Aquele final de tarde tinha-se vestido de outono. As folhas amareladas que cobriam os passeios combinavam com o céu descoberto e frio, que aos poucos se foi pintando de um tom alaranjado. Era dia de torneio solidário no histórico Clube Desportivo da Graça. Junto ao sintético, as seis equipas, compostas por DJs e malta ligada ao mundo da música eletrónica, estavam prontas para a primeira edição da Copa de Batidas, que se queria memorável. Com a música a irromper das colunas e a bola colocada no meio campo, estava na hora, por fim, do ansiado pontapé de saída.
“O desporto conecta as pessoas, tal como a música”
A bola já tinha beijado as redes algumas vezes quando Maarten, o organizador da Copa de Batidas, teve uns minutos para se sentar à conversa connosco. Começou por nos contar que o conceito deste torneio solidário não tem a sua assinatura. Na verdade, a ideia de transportar estas pessoas dos clubs para o campo de futebol nasceu em Amesterdão, a sua terra natal.
Quando chegou a terras lusas, há cerca de um ano, rapidamente percebeu que este conceito poderia ser bem sucedido por cá: “Em Portugal toda a gente ama futebol, as pessoas são muito abertas e a cena da música eletrónica é muito cool. Claro que fazia todo o sentido fazê-lo”, refere.
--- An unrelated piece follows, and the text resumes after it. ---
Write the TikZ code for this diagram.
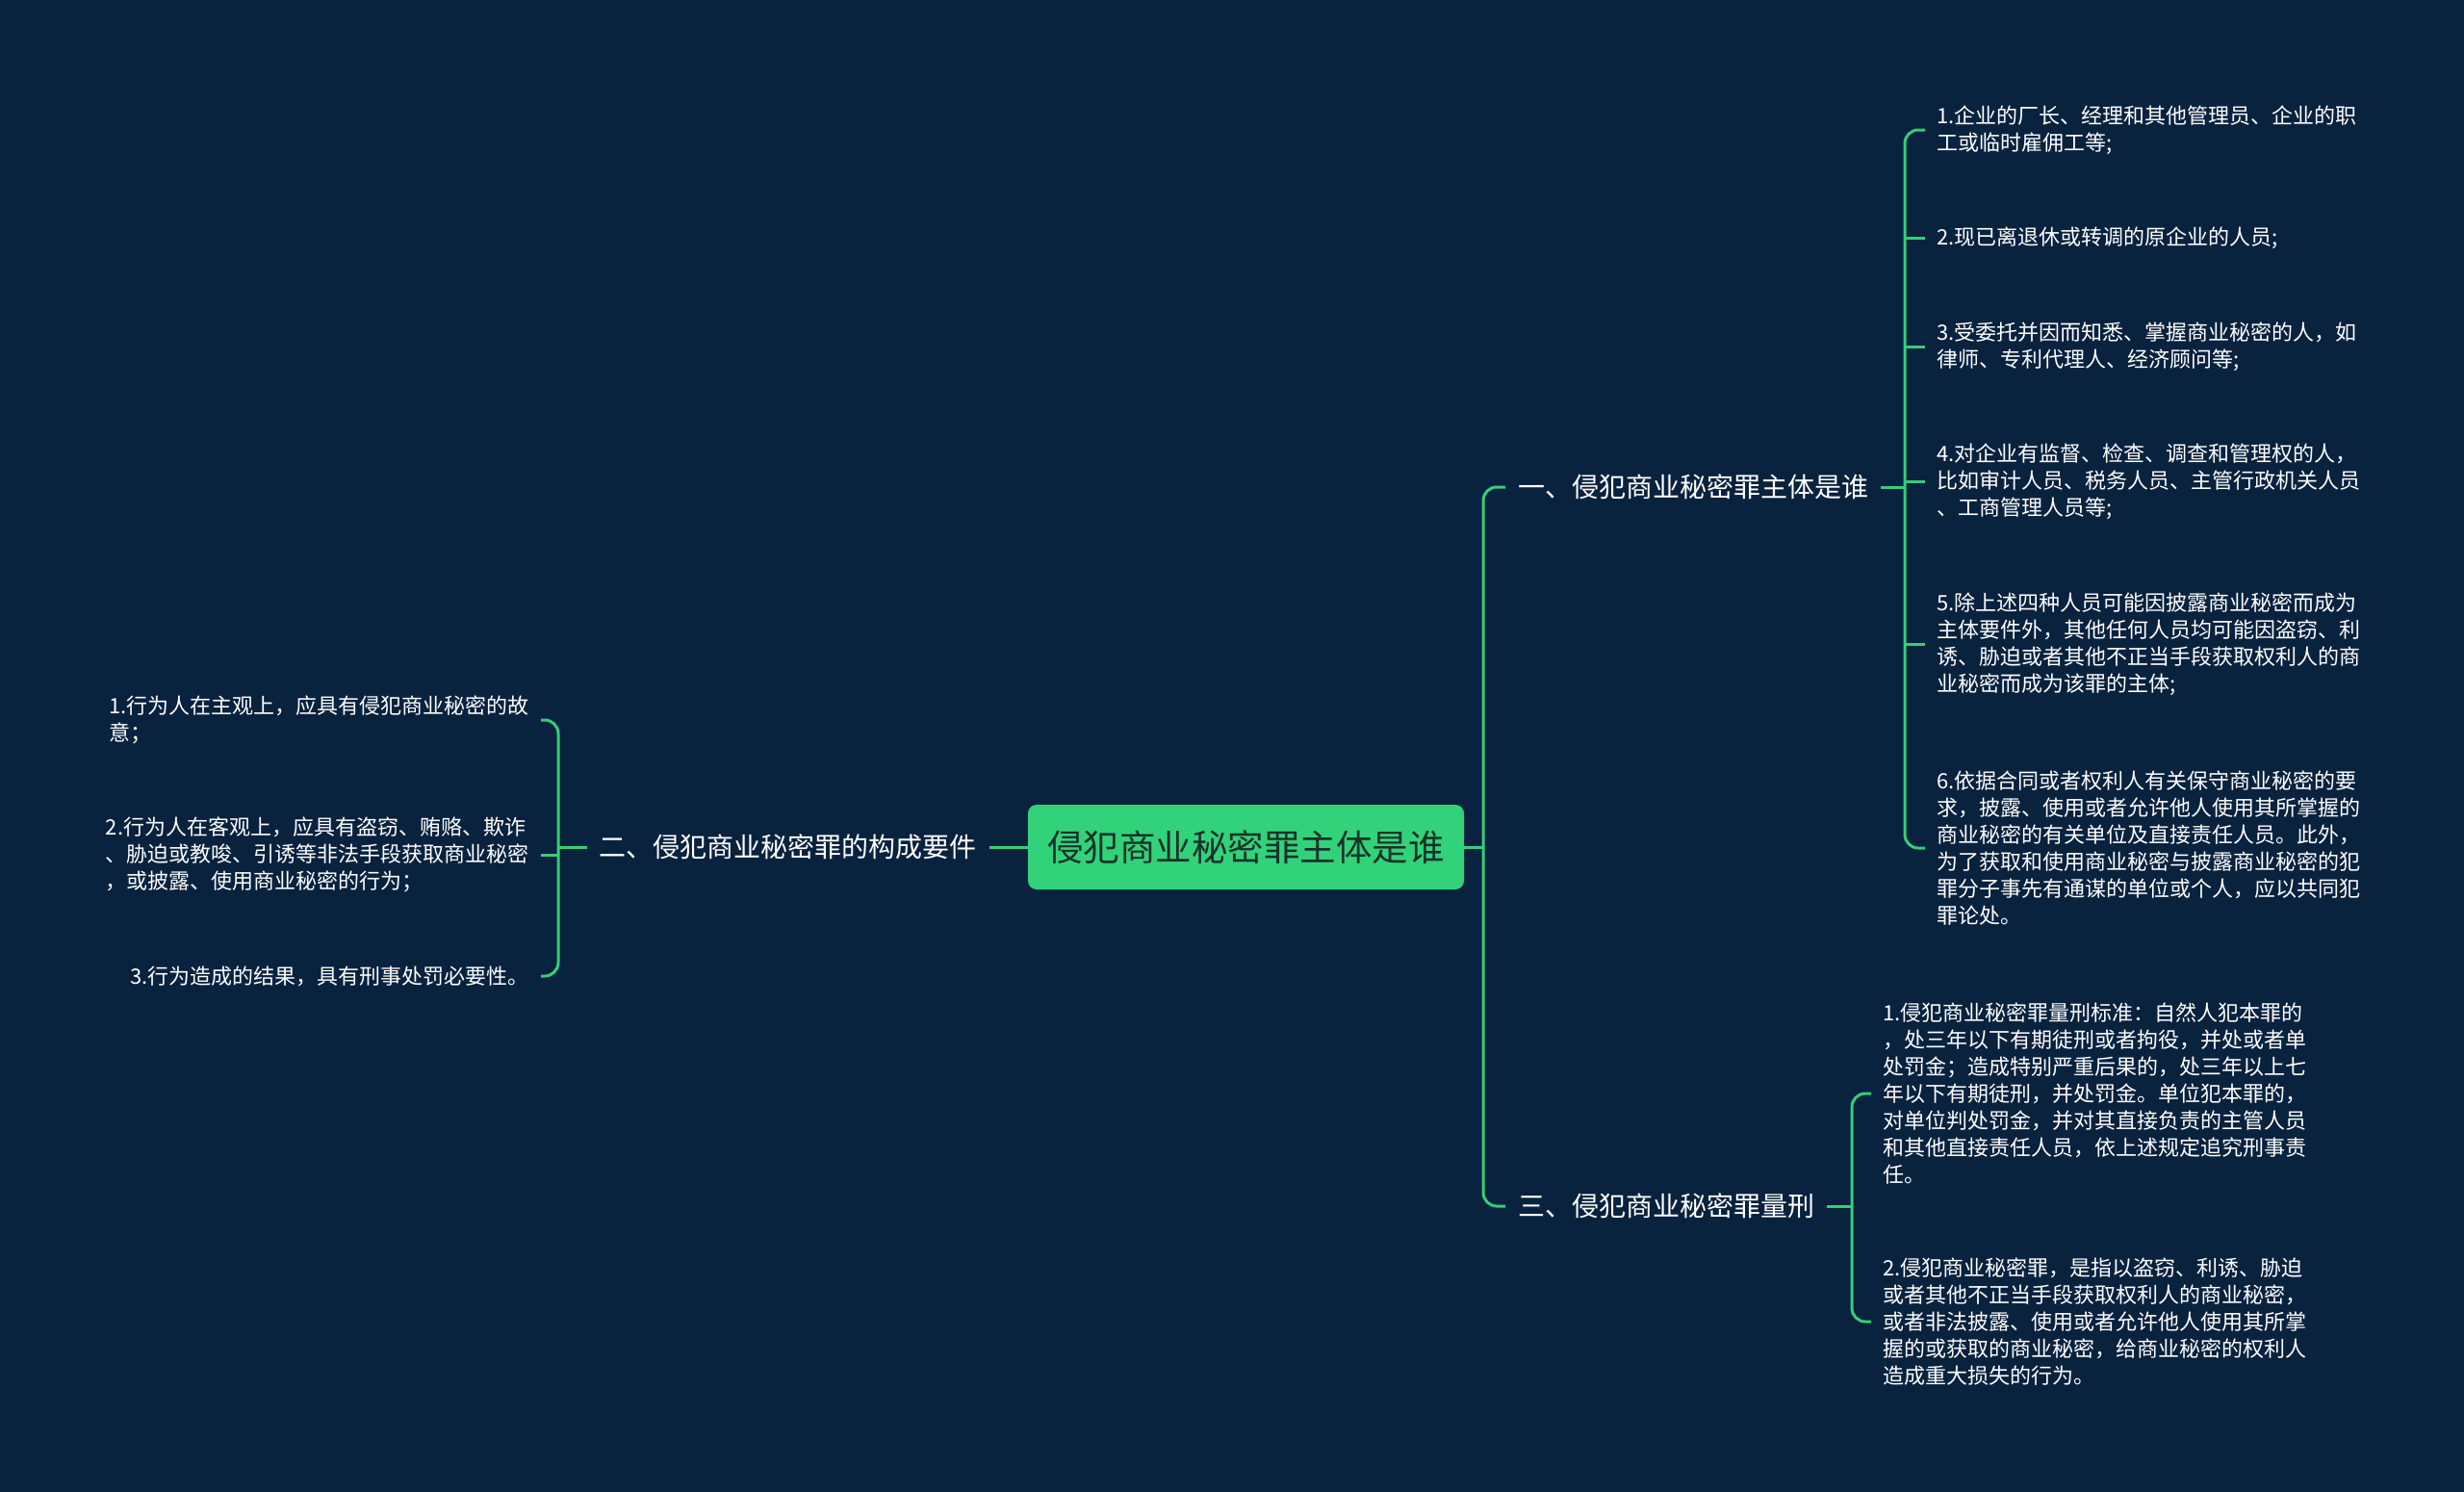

Como ainda não fala português, Maarten sentiu alguma dificuldade em encontrar um campo que pudesse acolher o torneio solidário. Mas, através da recomendação de um amigo, percebeu que a Field podia facilmente solucionar o problema. Em pouco tempo, criou-se uma “sinergia natural” e o campo de futebol de 5 do Clube Desportivo da Graça, conhecido pela sua vista para o Tejo, foi escolhido como o palco perfeito para a iniciativa.
André Granada, jogador da equipa East Side Radio, acredita que esta é uma iniciativa importante para conectar colegas do mesmo setor. Por entre um sorriso, diz que é engraçado ver durante o dia pessoas que habitualmente só encontra na noite. “Faz todo o sentido juntar música, amigos e futebol”, conclui.
Essa é, precisamente, a filosofia de Maarten. Segundo o organizador, a música e o desporto partilham essa capacidade ímpar de despertar paixões e aproximar as pessoas. Mas não é só essa mistura que faz deste um encontro especial. Neste torneio solidário, tanto o esférico no campo como os pratos na mesa de mistura giraram sempre em nome de uma causa maior.
Um torneio solidário em nome dos refugiados
Além de ter o objetivo de juntar amigos e de lhes proporcionar um momento de convívio e competitividade saudável, a Copa de Batidas tem uma missão solidária. O dinheiro recolhido junto das seis equipas do torneio solidário é canalizado integralmente para a Klabu, uma organização sem fins lucrativos que utiliza o desporto como ferramenta de empoderamento e integração de jovens refugiados.
Hoje, existem cerca de 25,9 milhões de refugiados no mundo. Mais de metade destes têm menos de 18 anos e passam uma grande parte da sua juventude em campos onde as condições de vida são penosas. Ora, impulsionado pela vontade de melhorar esta situação, o advogado holandês Jan van Hövell criou a Fundação Klabu (que significa ‘clube’, em suaíli), para melhorar a vida destes jovens através do desporto.
A instituição constrói clubes desportivos nos locais onde os jovens refugiados tentam reconstruir as suas vidas. Além dos campos de jogos, a Klabu fornece equipamentos e material desportivo, garantindo que todas as pessoas, independentemente do género, das condições financeiras, da nacionalidade ou do credo, possam usufruir da felicidade proporcionada pela atividade desportiva.
Citada pela Forbes, Charlotte Jongejan, uma das fundadoras da organização, defende que o desporto tem uma capacidade inigualável de juntar pessoas diferentes e de lhes oferecer bons momentos: “Quando estes jovens marcam um golo, transpõem o sentimento de orgulho e confiança para fora do campo. Transportam-no para o seu dia a dia”.
Foi esse o sentimento que se viveu, também, no Clube Desportivo da Graça. Com a promessa de uma nova edição do torneio solidário na Primavera de 2020, Maarten acredita que o desporto é sempre uma boa solução para juntar amigos e lutar por boas causas: “Mesmo que nem toda a gente seja boa dentro de campo, acaba-se sempre a sentir o espírito. O futebol une as pessoas, dá-lhes esperança e inspira-as”, remata.
Depois de 16 jogos, mais de 80 golos e 4 horas e meia a ver a bola girar, foram reunidos 360€ para ajudar a causa da Klabu. No final da tarde, fica a certeza de que, seja num campo de refugiados no Quénia ou no sintético do Clube Desportivo da Graça, aquilo que se vive dentro das quatro linhas é sempre muito mais do que apenas futebol.